Modified Computational Approach to Thermal Resistivity and Thermal Conductivity to Enhance Result Repeatability and Accuracy

Thermal resistivity or conductivity is a measure of the ability of soil material to conduct or dissipate heat from the source to the environment. Different soil types are characterized with their diverse thermal resistivity and conductivity values, which also indicate its ability to dissipate heat generated by a pipeline or electrical cable. The ranges of thermal resistivity values are so close that, slight change in temperature with the conventional method of computational could cause the result to differ appreciably, which could lead to wrong interpretation. Hence, this research work is aimed at developing a new computational approach that will improve thermal resistivity result accuracy and repeatability. The method employed in data acquisition involves measuring temperature changes due to heat source as a function of time. The new computational approach results revealed wide differences that exist between range of thermal resistivities determined through stepwise technique, of which if any of these individual value is adopted as the actual thermal resistivity result, as it is always the case in conventional approach, it could lead to erroneous result.

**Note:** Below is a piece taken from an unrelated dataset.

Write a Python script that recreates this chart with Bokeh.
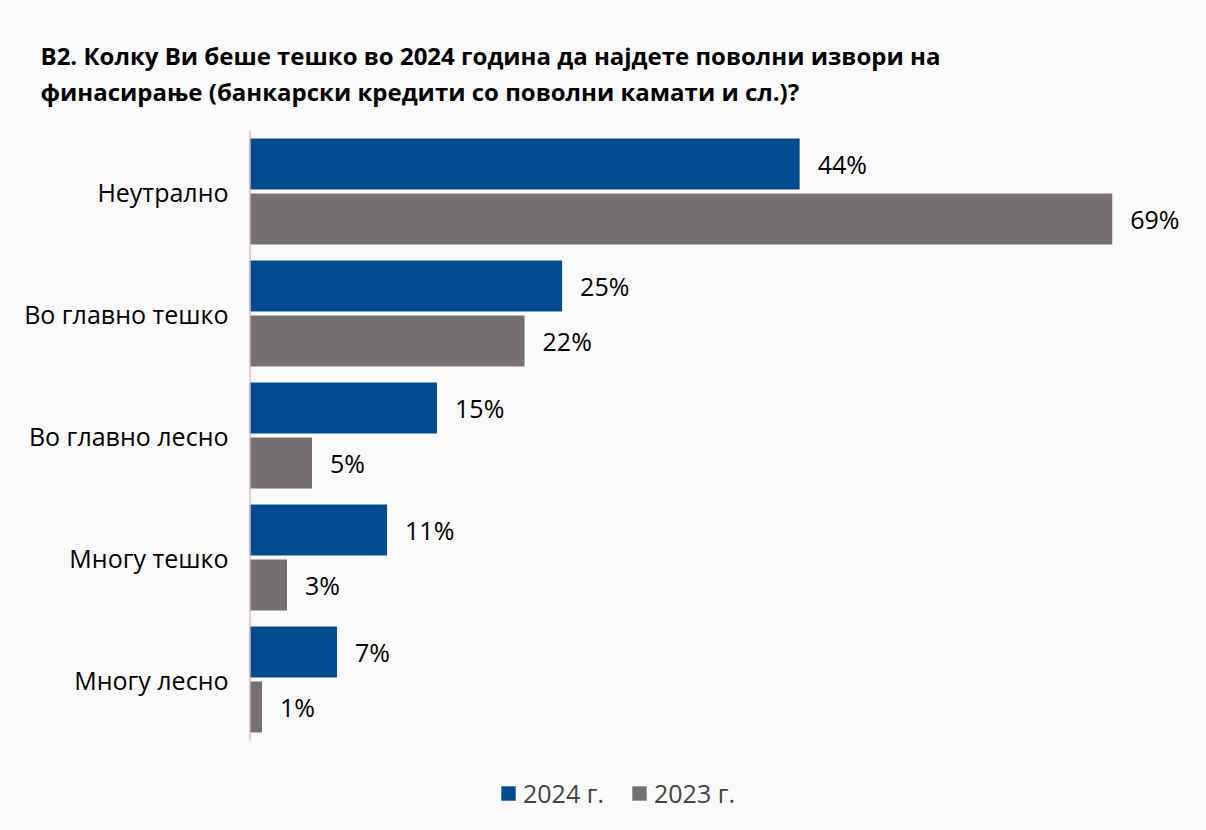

The result also exposed the fact that the thermal resistivity and conductivity results determined with modified computational approach showed a high level of consistency and accuracy that was conveniently tied to the soil lithological composition at that depth. The conventional method of computation registered a high level of disparity and inconsistency in values, that could not be tied to any lithological composition, or effectively be used to for soil classification, for safety purpose. The first two digits in thermal resistivity values, by which thermal resistivity is mainly reported, showed a high level of uniformity at both survey points, which are clear indication of high repeatability in the thermal resistivity results. The statistical analysis carried out on the thermal resistivity results determined with modified computational approach had the least standard deviation from the mean compared to the conventional techniques. It is a clearly evident that the modified computational approach is a better and effective technique for obtaining more accurate and reliable thermal resistivity results with high level of repeatability.